■ **EXERCISE REQUIREMENTS**: Reproduce nothing except the lines between the line with "Emit a Python" and the line with "import pandas as pd", both ends included, and please leave out pictures.

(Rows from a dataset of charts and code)
########

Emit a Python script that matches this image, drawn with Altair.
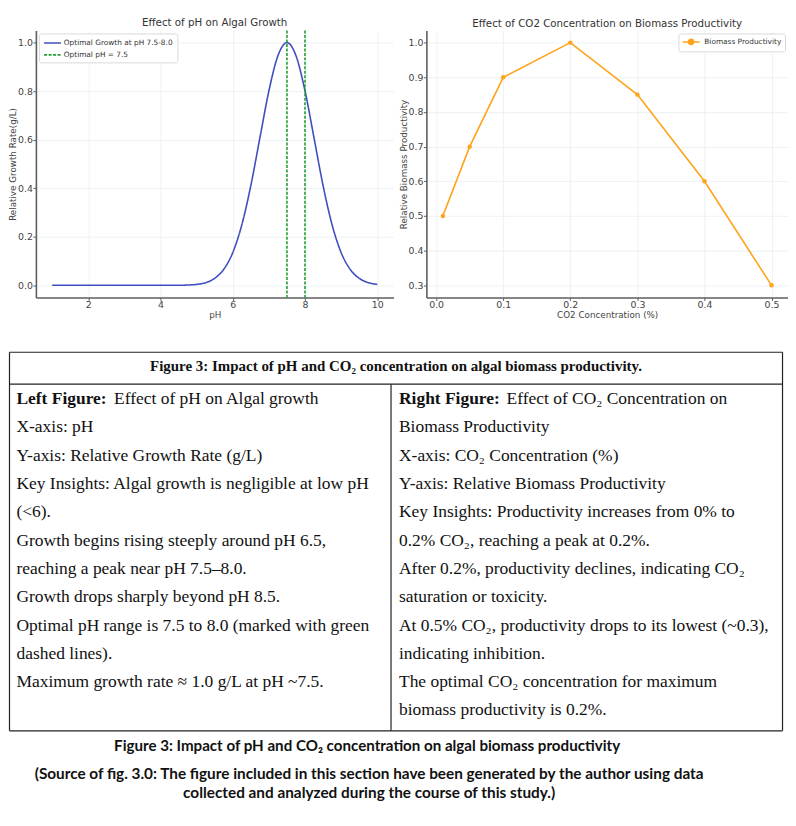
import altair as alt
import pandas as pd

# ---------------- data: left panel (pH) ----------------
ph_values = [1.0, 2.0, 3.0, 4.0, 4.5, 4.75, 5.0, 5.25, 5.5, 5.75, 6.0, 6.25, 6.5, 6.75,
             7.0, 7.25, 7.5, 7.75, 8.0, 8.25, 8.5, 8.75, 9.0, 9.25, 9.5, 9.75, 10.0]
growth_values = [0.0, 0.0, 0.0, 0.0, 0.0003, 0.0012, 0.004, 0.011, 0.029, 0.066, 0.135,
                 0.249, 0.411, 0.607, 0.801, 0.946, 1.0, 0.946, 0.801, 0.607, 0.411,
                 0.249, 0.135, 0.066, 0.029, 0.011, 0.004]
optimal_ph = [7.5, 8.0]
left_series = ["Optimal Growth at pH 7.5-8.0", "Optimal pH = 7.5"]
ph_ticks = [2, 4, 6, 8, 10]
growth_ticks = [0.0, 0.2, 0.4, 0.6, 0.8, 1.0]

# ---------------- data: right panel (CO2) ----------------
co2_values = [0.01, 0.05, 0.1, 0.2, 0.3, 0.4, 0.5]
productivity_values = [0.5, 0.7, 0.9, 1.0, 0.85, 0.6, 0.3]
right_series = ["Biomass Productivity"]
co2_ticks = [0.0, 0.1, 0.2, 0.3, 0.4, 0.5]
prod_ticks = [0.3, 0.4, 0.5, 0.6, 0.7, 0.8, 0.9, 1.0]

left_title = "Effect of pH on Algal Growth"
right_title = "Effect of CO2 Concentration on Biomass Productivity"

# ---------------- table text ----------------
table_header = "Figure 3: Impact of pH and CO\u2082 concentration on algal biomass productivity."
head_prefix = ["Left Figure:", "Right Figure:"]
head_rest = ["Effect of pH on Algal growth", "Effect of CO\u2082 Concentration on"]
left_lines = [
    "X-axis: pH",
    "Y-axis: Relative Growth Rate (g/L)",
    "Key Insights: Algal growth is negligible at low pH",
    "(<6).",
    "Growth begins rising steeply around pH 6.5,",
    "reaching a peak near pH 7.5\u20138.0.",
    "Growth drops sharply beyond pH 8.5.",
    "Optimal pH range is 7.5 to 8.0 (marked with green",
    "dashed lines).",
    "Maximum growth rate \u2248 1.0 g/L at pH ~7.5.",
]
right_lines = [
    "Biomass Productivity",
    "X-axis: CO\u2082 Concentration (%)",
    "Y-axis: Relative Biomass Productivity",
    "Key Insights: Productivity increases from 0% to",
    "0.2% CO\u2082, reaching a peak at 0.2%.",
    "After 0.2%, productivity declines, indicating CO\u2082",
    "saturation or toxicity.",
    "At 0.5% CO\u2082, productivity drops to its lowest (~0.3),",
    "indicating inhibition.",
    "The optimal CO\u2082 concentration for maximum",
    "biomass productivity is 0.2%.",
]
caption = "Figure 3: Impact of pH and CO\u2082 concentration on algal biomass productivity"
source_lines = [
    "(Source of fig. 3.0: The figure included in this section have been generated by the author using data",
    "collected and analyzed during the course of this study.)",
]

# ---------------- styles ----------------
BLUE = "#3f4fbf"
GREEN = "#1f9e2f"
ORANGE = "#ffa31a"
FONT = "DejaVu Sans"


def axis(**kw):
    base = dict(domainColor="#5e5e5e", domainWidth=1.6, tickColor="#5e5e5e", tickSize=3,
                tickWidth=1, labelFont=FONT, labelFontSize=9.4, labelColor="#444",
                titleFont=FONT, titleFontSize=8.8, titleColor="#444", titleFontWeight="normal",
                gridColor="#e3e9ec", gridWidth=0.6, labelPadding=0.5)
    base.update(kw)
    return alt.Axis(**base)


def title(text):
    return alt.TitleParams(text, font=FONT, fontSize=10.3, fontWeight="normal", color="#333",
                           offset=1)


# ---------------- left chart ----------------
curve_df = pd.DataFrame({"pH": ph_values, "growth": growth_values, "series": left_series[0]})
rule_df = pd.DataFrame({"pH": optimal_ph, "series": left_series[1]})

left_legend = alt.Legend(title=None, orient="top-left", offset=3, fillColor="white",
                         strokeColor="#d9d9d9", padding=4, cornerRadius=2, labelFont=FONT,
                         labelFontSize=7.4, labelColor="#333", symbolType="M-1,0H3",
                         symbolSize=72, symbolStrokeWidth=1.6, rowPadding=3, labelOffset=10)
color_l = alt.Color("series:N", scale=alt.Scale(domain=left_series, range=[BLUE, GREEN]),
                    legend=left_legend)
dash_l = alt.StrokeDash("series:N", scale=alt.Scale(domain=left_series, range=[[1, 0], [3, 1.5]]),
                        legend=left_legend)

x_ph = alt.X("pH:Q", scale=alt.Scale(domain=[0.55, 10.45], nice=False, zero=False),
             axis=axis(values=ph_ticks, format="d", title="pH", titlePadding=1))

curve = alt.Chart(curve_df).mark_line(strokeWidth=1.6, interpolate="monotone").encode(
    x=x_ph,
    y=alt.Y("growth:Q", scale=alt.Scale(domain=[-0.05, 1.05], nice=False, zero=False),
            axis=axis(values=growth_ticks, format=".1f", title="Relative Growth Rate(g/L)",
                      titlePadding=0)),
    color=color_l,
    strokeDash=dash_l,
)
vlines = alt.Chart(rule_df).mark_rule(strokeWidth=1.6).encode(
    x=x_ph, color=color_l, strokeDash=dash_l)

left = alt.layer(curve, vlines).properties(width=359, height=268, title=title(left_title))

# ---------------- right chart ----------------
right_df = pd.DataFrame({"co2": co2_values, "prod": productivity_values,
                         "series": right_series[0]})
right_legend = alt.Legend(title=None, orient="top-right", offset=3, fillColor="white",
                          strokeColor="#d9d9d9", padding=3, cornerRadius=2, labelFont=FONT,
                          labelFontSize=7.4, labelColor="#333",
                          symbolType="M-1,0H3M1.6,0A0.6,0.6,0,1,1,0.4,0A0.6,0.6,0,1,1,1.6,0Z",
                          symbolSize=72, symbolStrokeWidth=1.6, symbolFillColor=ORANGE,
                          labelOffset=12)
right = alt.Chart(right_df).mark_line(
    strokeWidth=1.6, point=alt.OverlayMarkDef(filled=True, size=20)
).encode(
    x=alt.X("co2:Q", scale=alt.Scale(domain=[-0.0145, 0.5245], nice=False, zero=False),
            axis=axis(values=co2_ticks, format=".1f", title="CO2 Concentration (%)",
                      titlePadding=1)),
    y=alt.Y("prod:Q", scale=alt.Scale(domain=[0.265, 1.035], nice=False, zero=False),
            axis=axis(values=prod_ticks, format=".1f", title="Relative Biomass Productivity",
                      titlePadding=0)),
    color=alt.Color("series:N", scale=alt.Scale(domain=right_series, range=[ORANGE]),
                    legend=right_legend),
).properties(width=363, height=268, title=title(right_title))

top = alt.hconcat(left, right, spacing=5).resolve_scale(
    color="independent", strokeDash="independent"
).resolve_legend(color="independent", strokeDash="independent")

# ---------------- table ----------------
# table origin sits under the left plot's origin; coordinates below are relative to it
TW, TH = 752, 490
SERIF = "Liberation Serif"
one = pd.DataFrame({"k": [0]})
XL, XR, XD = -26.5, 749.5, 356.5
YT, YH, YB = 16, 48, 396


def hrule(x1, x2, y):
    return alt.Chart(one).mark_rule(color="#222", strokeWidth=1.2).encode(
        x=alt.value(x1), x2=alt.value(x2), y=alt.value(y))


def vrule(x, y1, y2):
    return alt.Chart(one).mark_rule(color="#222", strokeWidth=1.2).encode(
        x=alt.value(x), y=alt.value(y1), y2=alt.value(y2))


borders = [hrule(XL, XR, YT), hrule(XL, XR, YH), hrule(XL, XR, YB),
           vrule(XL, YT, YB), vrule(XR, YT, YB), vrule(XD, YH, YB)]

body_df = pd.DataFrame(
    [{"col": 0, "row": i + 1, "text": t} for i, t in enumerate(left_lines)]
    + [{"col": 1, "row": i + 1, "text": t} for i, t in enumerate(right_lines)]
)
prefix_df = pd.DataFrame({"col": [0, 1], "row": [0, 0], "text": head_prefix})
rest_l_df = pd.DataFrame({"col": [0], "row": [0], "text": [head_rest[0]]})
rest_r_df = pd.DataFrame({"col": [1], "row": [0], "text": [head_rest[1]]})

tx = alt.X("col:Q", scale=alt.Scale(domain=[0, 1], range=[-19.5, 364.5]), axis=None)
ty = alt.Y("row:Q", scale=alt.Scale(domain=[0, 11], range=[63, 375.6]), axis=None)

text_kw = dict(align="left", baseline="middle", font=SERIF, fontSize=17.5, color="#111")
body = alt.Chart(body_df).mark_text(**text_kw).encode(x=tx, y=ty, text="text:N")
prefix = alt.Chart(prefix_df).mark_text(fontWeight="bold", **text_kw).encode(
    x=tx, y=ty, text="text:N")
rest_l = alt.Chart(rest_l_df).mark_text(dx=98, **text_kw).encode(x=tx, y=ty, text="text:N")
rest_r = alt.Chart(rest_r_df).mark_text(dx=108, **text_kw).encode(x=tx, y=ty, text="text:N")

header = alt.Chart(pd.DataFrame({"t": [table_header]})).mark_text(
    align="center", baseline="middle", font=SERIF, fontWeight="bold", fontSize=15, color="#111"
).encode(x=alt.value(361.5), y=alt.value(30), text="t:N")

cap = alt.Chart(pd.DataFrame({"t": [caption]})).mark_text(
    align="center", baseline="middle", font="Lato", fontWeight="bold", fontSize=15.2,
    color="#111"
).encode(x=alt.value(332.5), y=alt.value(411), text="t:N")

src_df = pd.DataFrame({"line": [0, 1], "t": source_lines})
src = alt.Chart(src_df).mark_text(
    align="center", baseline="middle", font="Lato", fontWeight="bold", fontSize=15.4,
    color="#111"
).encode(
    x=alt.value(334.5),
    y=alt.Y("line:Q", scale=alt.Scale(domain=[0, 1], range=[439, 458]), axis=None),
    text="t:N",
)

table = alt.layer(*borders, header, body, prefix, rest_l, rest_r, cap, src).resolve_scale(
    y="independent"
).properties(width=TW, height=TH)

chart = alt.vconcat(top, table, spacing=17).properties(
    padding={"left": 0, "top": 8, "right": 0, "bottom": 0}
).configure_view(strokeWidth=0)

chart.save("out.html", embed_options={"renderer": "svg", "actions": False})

########

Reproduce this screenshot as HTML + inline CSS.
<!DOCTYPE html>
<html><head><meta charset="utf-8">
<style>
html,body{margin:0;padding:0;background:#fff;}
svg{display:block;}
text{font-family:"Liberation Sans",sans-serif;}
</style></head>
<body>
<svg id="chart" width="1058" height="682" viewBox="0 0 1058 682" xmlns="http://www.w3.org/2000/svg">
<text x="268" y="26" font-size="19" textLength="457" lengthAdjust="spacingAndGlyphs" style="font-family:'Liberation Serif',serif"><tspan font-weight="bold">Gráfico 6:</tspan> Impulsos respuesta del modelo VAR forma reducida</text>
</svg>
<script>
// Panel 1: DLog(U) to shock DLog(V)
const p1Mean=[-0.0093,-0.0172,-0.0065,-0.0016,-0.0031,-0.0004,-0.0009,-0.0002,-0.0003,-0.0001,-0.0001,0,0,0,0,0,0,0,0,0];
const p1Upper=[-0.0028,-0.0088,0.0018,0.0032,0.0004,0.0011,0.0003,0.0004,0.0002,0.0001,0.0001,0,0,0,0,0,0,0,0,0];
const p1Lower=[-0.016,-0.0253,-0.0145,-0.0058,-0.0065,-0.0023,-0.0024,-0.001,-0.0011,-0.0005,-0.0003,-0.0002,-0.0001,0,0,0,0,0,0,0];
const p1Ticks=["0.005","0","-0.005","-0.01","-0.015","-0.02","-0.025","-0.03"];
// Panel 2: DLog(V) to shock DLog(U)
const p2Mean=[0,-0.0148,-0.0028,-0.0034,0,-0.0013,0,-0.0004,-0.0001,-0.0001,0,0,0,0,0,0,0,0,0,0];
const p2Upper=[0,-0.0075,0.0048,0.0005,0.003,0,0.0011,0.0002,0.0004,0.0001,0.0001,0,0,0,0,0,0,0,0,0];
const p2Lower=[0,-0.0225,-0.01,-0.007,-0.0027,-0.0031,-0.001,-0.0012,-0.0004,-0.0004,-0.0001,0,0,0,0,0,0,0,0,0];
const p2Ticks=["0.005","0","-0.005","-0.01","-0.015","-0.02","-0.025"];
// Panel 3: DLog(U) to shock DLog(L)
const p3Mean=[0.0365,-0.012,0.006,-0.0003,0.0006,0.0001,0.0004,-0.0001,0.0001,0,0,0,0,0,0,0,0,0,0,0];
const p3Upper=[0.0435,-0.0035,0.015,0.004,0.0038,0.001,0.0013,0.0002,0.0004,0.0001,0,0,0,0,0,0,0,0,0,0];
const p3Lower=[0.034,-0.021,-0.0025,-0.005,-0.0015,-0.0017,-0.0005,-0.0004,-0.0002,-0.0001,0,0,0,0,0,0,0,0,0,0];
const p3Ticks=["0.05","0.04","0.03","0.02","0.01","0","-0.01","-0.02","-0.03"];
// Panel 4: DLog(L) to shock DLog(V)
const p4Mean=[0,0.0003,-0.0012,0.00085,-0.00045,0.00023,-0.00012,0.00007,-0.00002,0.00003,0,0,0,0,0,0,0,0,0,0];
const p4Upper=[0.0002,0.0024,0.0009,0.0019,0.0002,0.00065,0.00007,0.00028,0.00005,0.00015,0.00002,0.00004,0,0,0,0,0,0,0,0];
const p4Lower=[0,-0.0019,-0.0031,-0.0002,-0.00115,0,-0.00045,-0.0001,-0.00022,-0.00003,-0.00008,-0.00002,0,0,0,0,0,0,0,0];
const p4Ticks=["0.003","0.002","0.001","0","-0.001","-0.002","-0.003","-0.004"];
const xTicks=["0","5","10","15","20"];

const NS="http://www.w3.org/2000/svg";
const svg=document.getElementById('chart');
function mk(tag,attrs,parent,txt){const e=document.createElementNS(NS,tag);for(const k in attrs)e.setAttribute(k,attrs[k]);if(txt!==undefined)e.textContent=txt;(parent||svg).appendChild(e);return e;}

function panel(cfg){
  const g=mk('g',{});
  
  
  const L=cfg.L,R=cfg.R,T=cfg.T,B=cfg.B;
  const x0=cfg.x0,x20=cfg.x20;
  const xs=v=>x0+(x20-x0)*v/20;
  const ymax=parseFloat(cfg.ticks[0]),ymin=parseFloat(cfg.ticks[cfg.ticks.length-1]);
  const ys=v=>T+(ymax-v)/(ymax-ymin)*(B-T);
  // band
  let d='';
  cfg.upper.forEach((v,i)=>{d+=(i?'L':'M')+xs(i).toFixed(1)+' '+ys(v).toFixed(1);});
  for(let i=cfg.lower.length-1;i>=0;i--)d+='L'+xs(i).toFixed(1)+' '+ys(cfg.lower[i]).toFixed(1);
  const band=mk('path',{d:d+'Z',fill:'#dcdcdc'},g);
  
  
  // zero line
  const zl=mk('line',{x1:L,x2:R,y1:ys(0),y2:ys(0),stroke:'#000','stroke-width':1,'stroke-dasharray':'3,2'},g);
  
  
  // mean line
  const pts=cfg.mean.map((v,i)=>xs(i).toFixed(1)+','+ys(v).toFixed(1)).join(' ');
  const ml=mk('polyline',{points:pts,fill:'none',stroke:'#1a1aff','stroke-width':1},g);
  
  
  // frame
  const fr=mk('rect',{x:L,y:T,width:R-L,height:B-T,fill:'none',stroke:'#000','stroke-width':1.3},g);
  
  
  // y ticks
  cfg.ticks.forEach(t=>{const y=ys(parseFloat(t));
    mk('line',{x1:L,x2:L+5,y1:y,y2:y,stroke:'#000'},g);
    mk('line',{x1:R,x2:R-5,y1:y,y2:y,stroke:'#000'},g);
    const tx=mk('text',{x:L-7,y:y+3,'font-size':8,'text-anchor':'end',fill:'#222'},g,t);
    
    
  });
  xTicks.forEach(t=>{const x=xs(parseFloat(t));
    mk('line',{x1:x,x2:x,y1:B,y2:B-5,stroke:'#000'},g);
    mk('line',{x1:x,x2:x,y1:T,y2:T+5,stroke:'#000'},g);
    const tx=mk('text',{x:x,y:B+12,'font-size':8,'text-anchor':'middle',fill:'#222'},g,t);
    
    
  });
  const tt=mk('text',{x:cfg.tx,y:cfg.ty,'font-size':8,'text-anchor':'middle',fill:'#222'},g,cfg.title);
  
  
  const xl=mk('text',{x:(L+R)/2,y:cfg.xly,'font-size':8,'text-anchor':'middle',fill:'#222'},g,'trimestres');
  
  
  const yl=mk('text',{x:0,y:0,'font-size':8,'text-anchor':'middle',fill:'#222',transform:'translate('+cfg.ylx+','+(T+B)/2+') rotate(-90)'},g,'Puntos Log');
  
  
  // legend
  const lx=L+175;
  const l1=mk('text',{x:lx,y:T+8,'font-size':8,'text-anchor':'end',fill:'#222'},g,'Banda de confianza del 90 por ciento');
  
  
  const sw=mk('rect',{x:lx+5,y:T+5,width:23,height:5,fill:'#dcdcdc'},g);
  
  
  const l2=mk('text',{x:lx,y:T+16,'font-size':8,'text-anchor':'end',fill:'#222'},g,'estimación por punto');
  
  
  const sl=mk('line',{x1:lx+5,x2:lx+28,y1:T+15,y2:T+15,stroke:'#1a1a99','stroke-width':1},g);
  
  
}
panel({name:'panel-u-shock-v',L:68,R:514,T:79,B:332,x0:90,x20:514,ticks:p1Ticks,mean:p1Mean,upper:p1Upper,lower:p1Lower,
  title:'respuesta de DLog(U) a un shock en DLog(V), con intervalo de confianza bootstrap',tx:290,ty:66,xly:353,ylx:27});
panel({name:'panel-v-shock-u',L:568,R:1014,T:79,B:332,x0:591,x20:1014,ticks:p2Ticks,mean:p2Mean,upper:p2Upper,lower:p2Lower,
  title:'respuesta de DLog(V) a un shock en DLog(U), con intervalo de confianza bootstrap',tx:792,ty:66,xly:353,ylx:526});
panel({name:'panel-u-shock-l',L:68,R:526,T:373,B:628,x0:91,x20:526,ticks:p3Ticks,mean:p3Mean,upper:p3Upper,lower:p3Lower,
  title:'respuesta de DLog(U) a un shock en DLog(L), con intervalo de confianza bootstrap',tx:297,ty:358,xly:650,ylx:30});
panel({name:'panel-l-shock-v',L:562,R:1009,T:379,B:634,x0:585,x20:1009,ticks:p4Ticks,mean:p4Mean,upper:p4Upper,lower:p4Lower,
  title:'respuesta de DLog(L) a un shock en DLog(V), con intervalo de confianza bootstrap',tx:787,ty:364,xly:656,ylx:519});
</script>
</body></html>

########

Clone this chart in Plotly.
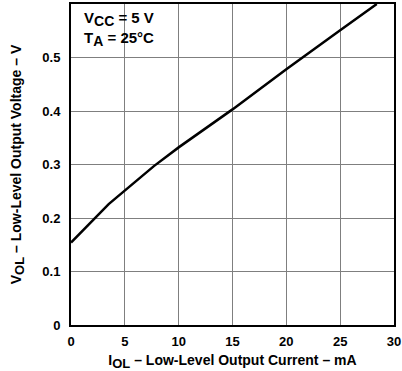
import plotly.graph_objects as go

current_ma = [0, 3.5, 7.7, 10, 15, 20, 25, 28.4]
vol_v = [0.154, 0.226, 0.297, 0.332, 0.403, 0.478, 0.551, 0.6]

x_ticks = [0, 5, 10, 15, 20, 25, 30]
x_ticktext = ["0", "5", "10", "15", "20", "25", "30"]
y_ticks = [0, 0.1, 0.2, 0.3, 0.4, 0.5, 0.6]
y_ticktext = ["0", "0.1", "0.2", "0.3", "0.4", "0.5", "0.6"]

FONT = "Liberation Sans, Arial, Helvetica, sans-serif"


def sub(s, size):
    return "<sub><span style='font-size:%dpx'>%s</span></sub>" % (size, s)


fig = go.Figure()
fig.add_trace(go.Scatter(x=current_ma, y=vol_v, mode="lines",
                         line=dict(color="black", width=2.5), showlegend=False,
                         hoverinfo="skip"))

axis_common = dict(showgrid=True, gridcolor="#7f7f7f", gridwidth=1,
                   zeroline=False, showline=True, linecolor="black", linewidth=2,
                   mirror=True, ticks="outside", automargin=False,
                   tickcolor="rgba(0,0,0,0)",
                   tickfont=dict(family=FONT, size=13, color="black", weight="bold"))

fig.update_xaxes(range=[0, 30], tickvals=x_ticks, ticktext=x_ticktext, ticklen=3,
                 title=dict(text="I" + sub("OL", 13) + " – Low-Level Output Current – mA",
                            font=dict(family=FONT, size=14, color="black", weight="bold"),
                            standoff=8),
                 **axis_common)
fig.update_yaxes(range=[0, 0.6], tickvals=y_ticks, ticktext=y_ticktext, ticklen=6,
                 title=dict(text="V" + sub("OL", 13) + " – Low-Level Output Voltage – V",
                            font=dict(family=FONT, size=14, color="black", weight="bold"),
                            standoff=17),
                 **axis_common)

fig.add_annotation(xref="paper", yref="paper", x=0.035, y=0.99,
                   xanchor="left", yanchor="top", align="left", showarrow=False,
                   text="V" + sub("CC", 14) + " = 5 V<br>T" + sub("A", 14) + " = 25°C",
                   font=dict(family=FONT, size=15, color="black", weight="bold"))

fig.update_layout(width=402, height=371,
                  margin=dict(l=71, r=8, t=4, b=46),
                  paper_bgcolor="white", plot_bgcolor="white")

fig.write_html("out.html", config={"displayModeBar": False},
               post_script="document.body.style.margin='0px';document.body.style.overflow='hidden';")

########

■ **COMPLETED TASK**:
Emit a Python script that matches this image, drawn with Altair.
import altair as alt
import pandas as pd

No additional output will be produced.